Paraploactis is a genus of marine ray-finned fish, velvetfishes belonging to the family Aploactinidae. The genus is found the Indo-Pacific.

==Taxonomy==
Paraploactis was first described as a genus in 1864 by the Dutch physician, herpetologist and ichthyologist Pieter Bleeker when he described its type species P. trachyderma from Australia, Bleeker designated it as the type species in the title of his description as well as it being the only species in what was then considered to be a monotypic genus. This genus is classified within the family Aploactinidae in the suborder Scorpaenoidei within the order Scorpaeniformes, although this family is also treated as a subfamily of the stonefish family Synanceiidae within the Scorpaenoidei, which in turn is treated as a superfamily within the order Perciformes.

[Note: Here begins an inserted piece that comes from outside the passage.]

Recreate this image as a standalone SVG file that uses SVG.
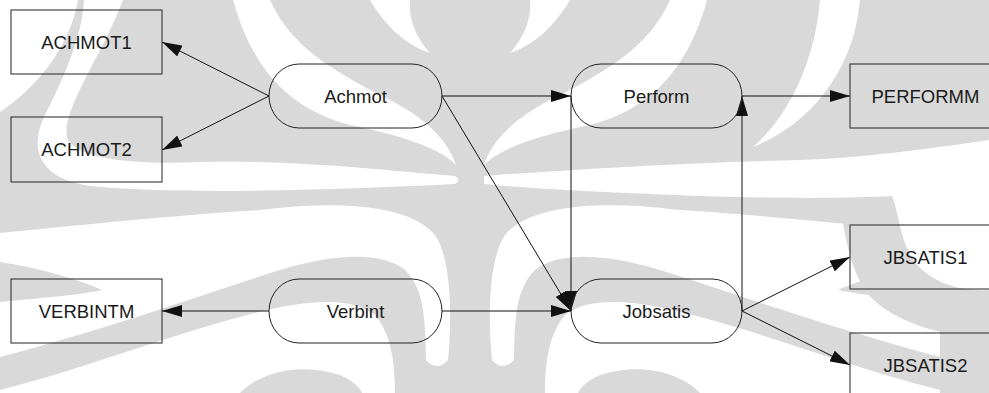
<svg xmlns="http://www.w3.org/2000/svg" xmlns:xlink="http://www.w3.org/1999/xlink" width="989" height="393" viewBox="0 0 989 393">
  <defs>
    <style>
      .box { fill: none; stroke: #222; stroke-width: 1; }
      .pill { fill: none; stroke: #222; stroke-width: 1; }
      .lbl { font-family: "Liberation Sans", Arial, sans-serif; font-size: 18.5px; fill: #1a1a1a; text-anchor: middle; }
      .edge { fill: none; stroke: #111; stroke-width: 1; }
      .wm { fill: #d9d9d9; }
      .wh { fill: #ffffff; }
    </style>
    <marker id="arrow" markerUnits="userSpaceOnUse" markerWidth="20" markerHeight="12" refX="20" refY="6" orient="auto">
      <path d="M0,0 L20,6 L0,12 Z" fill="#111"/>
    </marker>
    <!-- left half of the background emblem; mirrored for the right half -->
    <g id="emblem-half">
      <path class="wh" d="M233,0 L270,0 C290,45 330,70 390,100 C425,118 448,140 456,165 C440,148 400,135 350,125 C300,112 255,80 233,0 Z"/>
      <path class="wh" d="M370,0 L410,0 C408,20 418,40 430,53 C405,45 385,25 370,0 Z"/>
      <path class="wh" d="M0,233 C80,225 180,215 260,210 C340,200 410,205 435,235 C452,260 452,320 448,360 Q437,372 426,360 C425,320 425,290 405,270 C380,250 330,255 280,270 C200,295 120,325 0,357 Z"/>
      <path class="wm" d="M0,262 C40,268 80,280 102,290 C80,295 40,298 0,302 Z"/>
      <path class="wh" d="M0,393 L0,390 C80,370 170,335 240,317 C300,300 350,295 375,315 C392,335 395,365 395,393 Z"/>
      <path class="wm" d="M240,393 C260,372 300,362 340,375 C355,382 360,388 362,393 Z"/>
    </g>
  </defs>

  <!-- background emblem -->
  <g id="emblem">
    <rect class="wm" x="0" y="0" width="989" height="393"/>
    <path class="wh" d="M0,0 L78,0 C70,45 40,85 0,112 Z"/>
    <path class="wh" d="M84,0 L123,0 C100,60 58,115 68,140 C80,160 140,165 200,162 C300,160 380,170 455,176 Q462,180 455,184 C330,190 180,195 90,186 C35,178 30,145 45,115 C60,85 82,40 84,0 Z"/>
    <use xlink:href="#emblem-half"/>
    <use xlink:href="#emblem-half" transform="matrix(-1 0 0 1 940 0)"/>
    <path class="wh" d="M820,0 L860,0 C855,60 820,120 753,147 C790,115 815,60 820,0 Z"/>
    <!-- right sweep: band running right, then dropping into the bowl -->
    <path class="wm" d="M840,195 L900,160 L989,160 L989,338 C950,338 880,322 860,282 C848,256 842,226 840,195 Z"/>
    <path class="wh" d="M484,176 C560,170 700,162 800,160 C860,158 920,150 989,140 L989,290 C960,292 928,282 912,258 C900,238 898,210 892,196 C860,198 790,199 700,196 C600,192 520,188 484,184 Z"/>
  </g>

  <!-- connectors -->
  <g id="connectors">
    <line class="edge" x1="269" y1="96" x2="162" y2="42" marker-end="url(#arrow)"/>
    <line class="edge" x1="269" y1="96" x2="162" y2="150" marker-end="url(#arrow)"/>
    <line class="edge" x1="442" y1="96" x2="571" y2="96" marker-end="url(#arrow)"/>
    <line class="edge" x1="742" y1="96" x2="850" y2="96" marker-end="url(#arrow)"/>
    <line class="edge" x1="442" y1="96" x2="571" y2="311" marker-end="url(#arrow)"/>
    <line class="edge" x1="571" y1="96" x2="571" y2="311" marker-end="url(#arrow)"/>
    <line class="edge" x1="742" y1="311" x2="742" y2="96" marker-end="url(#arrow)"/>
    <line class="edge" x1="269" y1="311" x2="162" y2="311" marker-end="url(#arrow)"/>
    <line class="edge" x1="442" y1="311" x2="571" y2="311" marker-end="url(#arrow)"/>
    <line class="edge" x1="742" y1="311" x2="850" y2="257" marker-end="url(#arrow)"/>
    <line class="edge" x1="742" y1="311" x2="850" y2="365" marker-end="url(#arrow)"/>
  </g>

  <!-- nodes -->
  <g id="ACHMOT1">
    <rect class="box" x="11" y="10" width="151" height="64"/>
    <text class="lbl" x="86.5" y="48.5">ACHMOT1</text>
  </g>
  <g id="ACHMOT2">
    <rect class="box" x="11" y="117" width="151" height="65"/>
    <text class="lbl" x="86.5" y="156">ACHMOT2</text>
  </g>
  <g id="VERBINTM">
    <rect class="box" x="11" y="279" width="151" height="64"/>
    <text class="lbl" x="86.5" y="317.5">VERBINTM</text>
  </g>
  <g id="Achmot">
    <rect class="pill" x="269" y="64" width="173" height="64" rx="30" ry="32"/>
    <text class="lbl" x="355.5" y="102.5">Achmot</text>
  </g>
  <g id="Verbint">
    <rect class="pill" x="269" y="279" width="173" height="64" rx="30" ry="32"/>
    <text class="lbl" x="355.5" y="317.5">Verbint</text>
  </g>
  <g id="Perform">
    <rect class="pill" x="571" y="64" width="171" height="64" rx="30" ry="32"/>
    <text class="lbl" x="656.5" y="102.5">Perform</text>
  </g>
  <g id="Jobsatis">
    <rect class="pill" x="571" y="279" width="171" height="64" rx="30" ry="32"/>
    <text class="lbl" x="656.5" y="317.5">Jobsatis</text>
  </g>
  <g id="PERFORMM">
    <rect class="box" x="850" y="64" width="151" height="64"/>
    <text class="lbl" x="925.5" y="102.5">PERFORMM</text>
  </g>
  <g id="JBSATIS1">
    <rect class="box" x="850" y="225" width="151" height="64"/>
    <text class="lbl" x="925.5" y="263.5">JBSATIS1</text>
  </g>
  <g id="JBSATIS2">
    <rect class="box" x="850" y="333" width="151" height="64"/>
    <text class="lbl" x="925.5" y="371.5">JBSATIS2</text>
  </g>
</svg>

P. kagoshimensis, P. obbesi, P. taprobanensis and P. hongkongensis are thought to form a species complex. The name of the genus, Paraploactis prefixed the type genus of this family, Aploactis with para, meaning "near", the genus being described as being between Aploactis and Trichopleura.

==Species==
There are currently seven recognized species in this genus:
- Paraploactis hongkongiensis (W. L. Y. Chan, 1966)
- Paraploactis intonsa Poss & Eschmeyer, 1978 (Bearded velvetfish)
- Paraploactis kagoshimensis (Ishikawa, 1904)
- Paraploactis obbesi (M. C. W. Weber, 1913)
- Paraploactis pulvinus Poss & Eschmeyer, 1978 (Pillow velvetfish)
- Paraploactis taprobanensis (Whitley, 1933)
- Paraploactis trachyderma Bleeker, 1865 (Mossback velvetfish)

==Characteristics==
Paraploactis velvetfishes have a dense covering of prickles on the head and body, these prickles being modified scales, the largest scales are to the rear of the head above the lateral line. The head has an elaborate sculpture of ridges and blunt spines, in some species there is a fleshy pad on the throat. The frontal bone has two obvious ridges that diverge to the rear, creating a pear-shaped depression separating them. The origin of the dorsal fin lies over the centre to the rear of the eye. The dorsal fin has a deep not between the third and fourth spines and the front 4 spines are almost a separate fin. The spines in the dorsal and anal fins are frequently rather flexible and closely resemble the soft rays of those fins. The fin rays are all simple, i.e. they do not have branches. The dorsal fin has 13-15 spines and 8-10 soft rays while the anal fin typically has a single spine, although there are sometimes 2, and 7-10 soft rays. There are 13-14, normally 14, unbranched fin rays in the pectoral fins and the pelvic-fin has a single spine and 3 soft rays. The lateral line scales are in the form of obvious knobs. especially near the head and there are 11-15 such scales in the line. The jaws have tiny villiform teeth, no teeth on the palatine and the vomerine may have very small teeth or they are absent too. These are small fishes which have a maximum known total length of 12 cm.

==Distribution==
Paraploactis velvetfishes are found in the eastern Indian Ocean as far west as Sri Lanka and the western Pacific Ocean.